De bout en bout, le souffle qui soulève The dark knight rises m'a éléctrisé. Peu de cinéastes parviennent à créer de toute pièce la tension, l'excitation, la curiosité que suscite les derniers films de Nolan dès leur première scène, souvent intriguante- et l'ouverture est ici extraordinaire : une transfusion sanguine dans un avion à demi coupé, remorqué par un autre. Pour qui ? Pourquoi ?... Ce sens très musical du récit est très sûr chez Christopher Nolan, qui sait provoquer un crescendo, déployer une grande séquence de traque, organiser un morceau de bravoure avec un plaisir et une sophistication proche de ce qu'on peut voir chez un cinéaste comme Brian De Palma.

Ces images donc, peut-être faciles, mais dont on se souviendra longtemps : Les traders ficelés sur le dos des motards du gang de Bane, cette prison en forme de spirale, le manoir Wayne comme un mausolée pour un chatelain pourtant encore vivant, les rues silencieuses et enneigées de Gotham City, ou roulent au pas d’énormes batmobiles militarisées, le tribunal populaire planté au sommet d'une immense montagne de livres déchirés, où trône le dément Dr Crane, Selina Kyle, femme chat chevauchant couchée sa moto sur le fond rose d'une aube hésitante, Robin, enfin, s'élevant vers une Batcave réduite à une géométrique cathédrale de verre... Il ne suffit pas d'un énorme budget, quoi qu'on en pense, pour réussir des images aussi fortes, à la croisée de genres et d'esthétiques.

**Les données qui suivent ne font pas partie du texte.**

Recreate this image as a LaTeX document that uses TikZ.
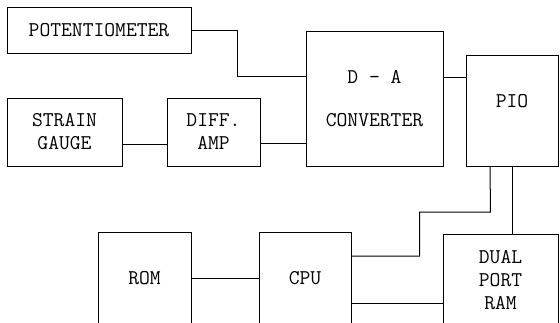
\documentclass[tikz,border=0pt]{standalone}
\usetikzlibrary{calc}

\begin{document}
\begin{tikzpicture}[
            x=1pt, y=-1pt,
            blk/.style={rectangle, draw=black, line width=1pt, fill=white, align=center, inner sep=0pt, font=\ttfamily\fontsize{21}{23}\selectfont},
            wire/.style={line width=1pt, color=black}
        ]
            \useasboundingbox (0,0) rectangle (560,322);
            \clip (0,0) rectangle (560,322);

            % Sensor side
            \node[blk, minimum width=184pt, minimum height=46pt] (pot) at (99,30) {POTENTIOMETER};
            \node[blk, minimum width=115pt, minimum height=68pt] (gauge) at (64.5,132) {STRAIN\\GAUGE};
            \node[blk, minimum width=93pt, minimum height=68pt] (amp) at (213.5,132) {DIFF.\\AMP};

            % Converter and I/O
            \node[blk, minimum width=137pt, minimum height=135pt, font=\ttfamily\fontsize{21}{43}\selectfont] (dac) at (374.5,98.5) {D \textendash{} A\\CONVERTER};
            \node[blk, minimum width=92pt, minimum height=111pt, text depth=20pt] (pio) at (512,110.5) {PIO};

            % Processor side
            \node[blk, minimum width=93pt, minimum height=92pt] (rom) at (144.5,278) {ROM};
            \node[blk, minimum width=92pt, minimum height=92pt] (cpu) at (305,278) {CPU};
            \node[blk, minimum width=115pt, minimum height=92pt] (ram) at (500.5,280) {DUAL\\PORT\\RAM};

            % Connections
            \draw[wire] (pot.east) -- ++(46,0) |- ([yshift=22.5pt]dac.west);
            \draw[wire] ([yshift=-12pt]gauge.east) -- ([yshift=-12pt]amp.west);
            \draw[wire] ([yshift=-11pt]amp.east) -- ([yshift=-44.5pt]dac.west);
            \draw[wire] ([yshift=21.5pt]dac.east) -- ([yshift=33.5pt]pio.west);
            \draw[wire] (rom.east) -- (cpu.west);
            \draw[wire] ([yshift=-25pt]cpu.east) -- ([yshift=-23pt]ram.west);
            \draw[wire] ([yshift=22pt]cpu.east) -| ++(68,-44) -- ++(71,0) -- ([xshift=-22pt]pio.south);
            \draw[wire] (pio.south) -- (pio.south |- ram.north);
        \end{tikzpicture}
\end{document}
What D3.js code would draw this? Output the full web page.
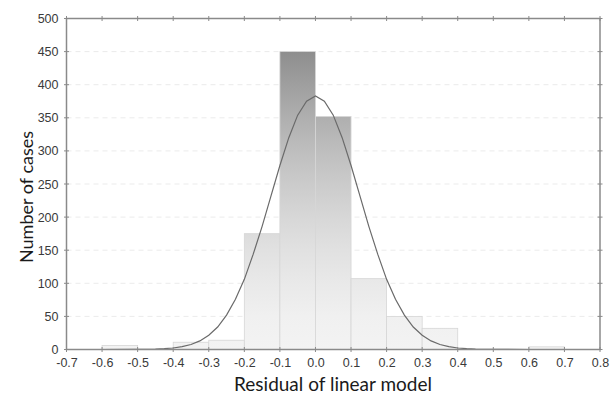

Il faudrait dire un mot, par exemple, du travail vocal remarquable de tous les acteurs, du ton faussé très particulier-et envoutant- de Bane, au passage du murmure au grognement, sans demi mesure de Batman.

Peut importe, au fond ce que semble vouloir nous dire Nolan, nous n'avons qu'à regarder ce que ces images nous racontent. La force mythologique de ces grands récits héroïques ou tragiques qui fascinent encore les imprègne. Les conteurs se passent le conte, et n'en finissent plus, depuis le début peut-être, de nous raconter la même chose. Mais avec les meilleurs d'entre-eux, ou ceux que nous avons le plus de plaisir à écouter, c'est toujours un peu la première fois. Qu'importe si Arthur se nomme Bruce Wayne, Lancelot Harvey Dent, ou Mordred Bane, l'impossible beauté de leurs vertus, et la triviale réalité de leurs failles nous dit toujours quelque chose, finalement, de nous même.

 

Un autre duel légendaire de Batman: contre le chef du gang des mutants,
dans The dark knight returns de Frank Miller, ici pauvrement adapté en animation.




1 commentaire:

  1. Tout à fait d'accord avec l'affirmation insensée que Nolan est réaliste. Alors qu'il est fantasmatique et/ou de l'ordre de la fantaisie mixant diverses périodes du Batman du comics. Je ne sais pas si j'ai aimé ce film, mais je l'ai dévoré et il m'a pas mal happé. Les questions sont venues après, les sous-textes républicains, propagande ou description désabusée, blablas sans importance. Tom Hardy dans Bane avec sa voix de Sean Connery et son physique lourd est fantastique.

    Vivement Noël qu'une âme aimante me l'offre peut-être.